- _EXERCISE INSTRUCTIONS_: Reproduce the data below in full and exclude every picture.
[start GIVEN DATA]
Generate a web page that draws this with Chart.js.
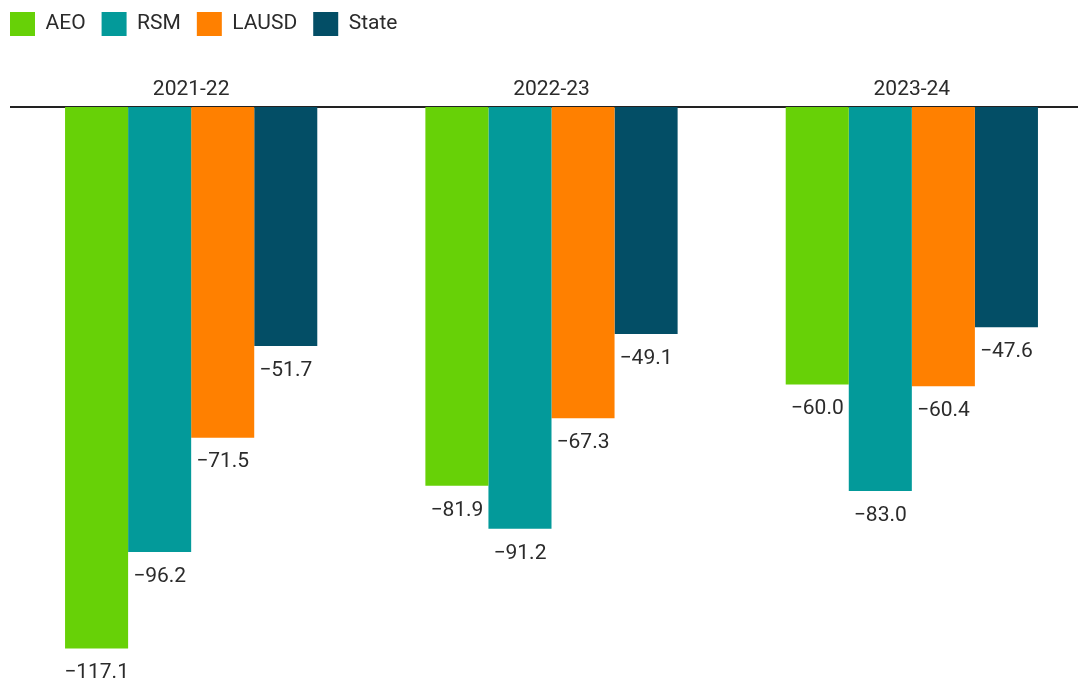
<!DOCTYPE html>
<html>
<head>
<meta charset="utf-8">
<script src="https://cdn.jsdelivr.net/npm/chart.js@4"></script>
<style>
  html, body { margin: 0; padding: 0; background: #fff; overflow: hidden; }
  /* the legend sits inside the canvas padding, so pull the whole box up-left a little */
  #wrap { position: absolute; left: -6px; top: -4px; width: 1098px; height: 685px; }
</style>
</head>
<body>
<div id="wrap"><canvas id="chart"></canvas></div>
<script>
const years = ["2021-22", "2022-23", "2023-24"];
const aeo   = [-117.1, -81.9, -60.0];
const rsm   = [-96.2, -91.2, -83.0];
const lausd = [-71.5, -67.3, -60.4];
const state = [-51.7, -49.1, -47.6];

const FONT = "Roboto, 'Noto Sans', sans-serif";
const TEXT = "#2b2b2b";

// value under each bar, with a real minus sign
const barLabels = {
  id: "barLabels",
  afterDatasetsDraw(chart) {
    const ctx = chart.ctx;
    ctx.save();
    ctx.font = `21px ${FONT}`;
    ctx.fillStyle = TEXT;
    ctx.textAlign = "center";
    ctx.textBaseline = "top";
    chart.data.datasets.forEach((ds, i) => {
      chart.getDatasetMeta(i).data.forEach((bar, j) => {
        const v = ds.data[j];
        const txt = (v < 0 ? "\u2212" : "") + Math.abs(v).toFixed(1);
        ctx.fillText(txt, bar.x, bar.y + 14);
      });
    });
    ctx.restore();
  }
};

new Chart(document.getElementById("chart"), {
  type: "bar",
  data: {
    labels: years,
    datasets: [
      { label: "AEO",   data: aeo,   backgroundColor: "#67d107" },
      { label: "RSM",   data: rsm,   backgroundColor: "#039a9a" },
      { label: "LAUSD", data: lausd, backgroundColor: "#ff8000" },
      { label: "State", data: state, backgroundColor: "#034e66" }
    ]
  },
  options: {
    responsive: true,
    maintainAspectRatio: false,
    animation: false,
    layout: { padding: { left: 0, right: 0, top: 0, bottom: 19 } },
    datasets: {
      bar: { categoryPercentage: 0.7, barPercentage: 1.0, borderWidth: 0 }
    },
    plugins: {
      legend: {
        position: "top",
        align: "start",
        labels: {
          boxWidth: 25,
          boxHeight: 24,
          padding: 16,
          color: TEXT,
          font: { family: FONT, size: 21 }
        }
      },
      tooltip: { enabled: false }
    },
    scales: {
      x: {
        position: "top",
        grid: { display: false, drawTicks: false },
        border: { display: true, color: "#222", width: 2 },
        ticks: { color: TEXT, font: { family: FONT, size: 21 }, padding: 5 },
        afterFit(scale) { scale.height = 61; }
      },
      y: {
        min: -120,
        max: 0,
        grid: { display: false },
        border: { display: false },
        ticks: { display: false },
        afterFit(scale) { scale.width = 17; }
      }
    }
  },
  plugins: [barLabels]
});
</script>
</body>
</html>
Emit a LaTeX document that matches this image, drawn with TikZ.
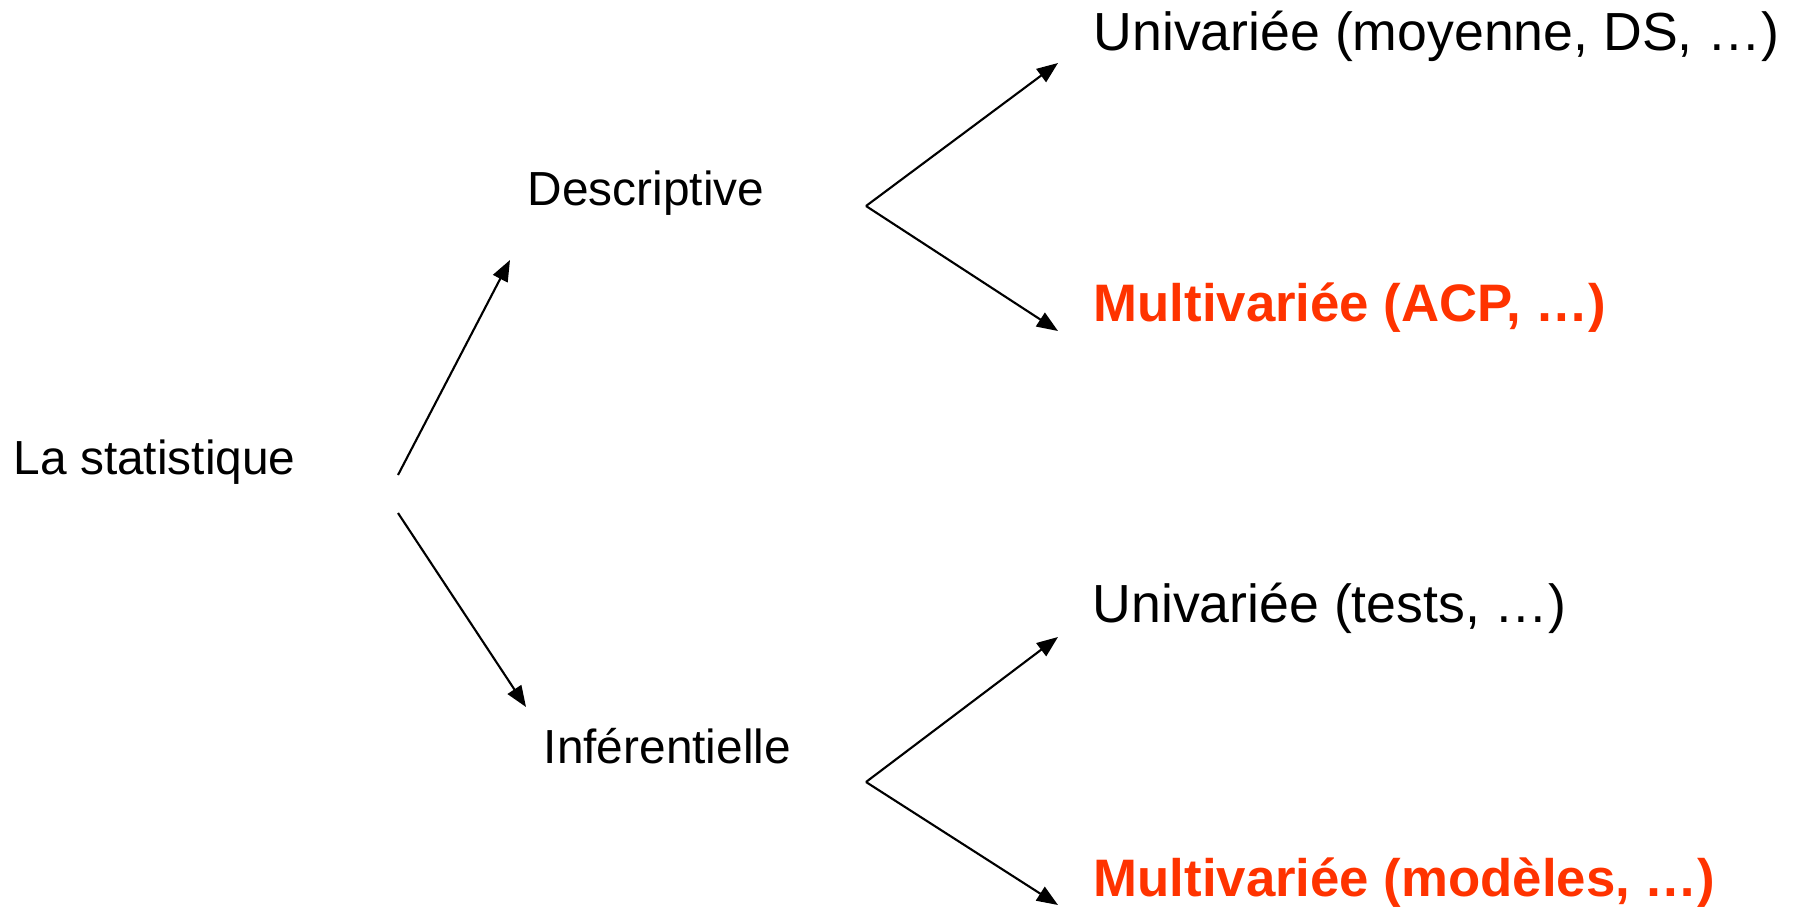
[end GIVEN DATA]
- _RESULT OF THE EXERCISE_:
Generate a web page that draws this with Chart.js.
<!DOCTYPE html>
<html>
<head>
<meta charset="utf-8">
<script src="https://cdn.jsdelivr.net/npm/chart.js@4"></script>
<style>
  html, body { margin: 0; padding: 0; background: #fff; overflow: hidden; }
  /* the legend sits inside the canvas padding, so pull the whole box up-left a little */
  #wrap { position: absolute; left: -6px; top: -4px; width: 1098px; height: 685px; }
</style>
</head>
<body>
<div id="wrap"><canvas id="chart"></canvas></div>
<script>
const years = ["2021-22", "2022-23", "2023-24"];
const aeo   = [-117.1, -81.9, -60.0];
const rsm   = [-96.2, -91.2, -83.0];
const lausd = [-71.5, -67.3, -60.4];
const state = [-51.7, -49.1, -47.6];

const FONT = "Roboto, 'Noto Sans', sans-serif";
const TEXT = "#2b2b2b";

// value under each bar, with a real minus sign
const barLabels = {
  id: "barLabels",
  afterDatasetsDraw(chart) {
    const ctx = chart.ctx;
    ctx.save();
    ctx.font = `21px ${FONT}`;
    ctx.fillStyle = TEXT;
    ctx.textAlign = "center";
    ctx.textBaseline = "top";
    chart.data.datasets.forEach((ds, i) => {
      chart.getDatasetMeta(i).data.forEach((bar, j) => {
        const v = ds.data[j];
        const txt = (v < 0 ? "\u2212" : "") + Math.abs(v).toFixed(1);
        ctx.fillText(txt, bar.x, bar.y + 14);
      });
    });
    ctx.restore();
  }
};

new Chart(document.getElementById("chart"), {
  type: "bar",
  data: {
    labels: years,
    datasets: [
      { label: "AEO",   data: aeo,   backgroundColor: "#67d107" },
      { label: "RSM",   data: rsm,   backgroundColor: "#039a9a" },
      { label: "LAUSD", data: lausd, backgroundColor: "#ff8000" },
      { label: "State", data: state, backgroundColor: "#034e66" }
    ]
  },
  options: {
    responsive: true,
    maintainAspectRatio: false,
    animation: false,
    layout: { padding: { left: 0, right: 0, top: 0, bottom: 19 } },
    datasets: {
      bar: { categoryPercentage: 0.7, barPercentage: 1.0, borderWidth: 0 }
    },
    plugins: {
      legend: {
        position: "top",
        align: "start",
        labels: {
          boxWidth: 25,
          boxHeight: 24,
          padding: 16,
          color: TEXT,
          font: { family: FONT, size: 21 }
        }
      },
      tooltip: { enabled: false }
    },
    scales: {
      x: {
        position: "top",
        grid: { display: false, drawTicks: false },
        border: { display: true, color: "#222", width: 2 },
        ticks: { color: TEXT, font: { family: FONT, size: 21 }, padding: 5 },
        afterFit(scale) { scale.height = 61; }
      },
      y: {
        min: -120,
        max: 0,
        grid: { display: false },
        border: { display: false },
        ticks: { display: false },
        afterFit(scale) { scale.width = 17; }
      }
    }
  },
  plugins: [barLabels]
});
</script>
</body>
</html>
Emit a LaTeX document that matches this image, drawn with TikZ.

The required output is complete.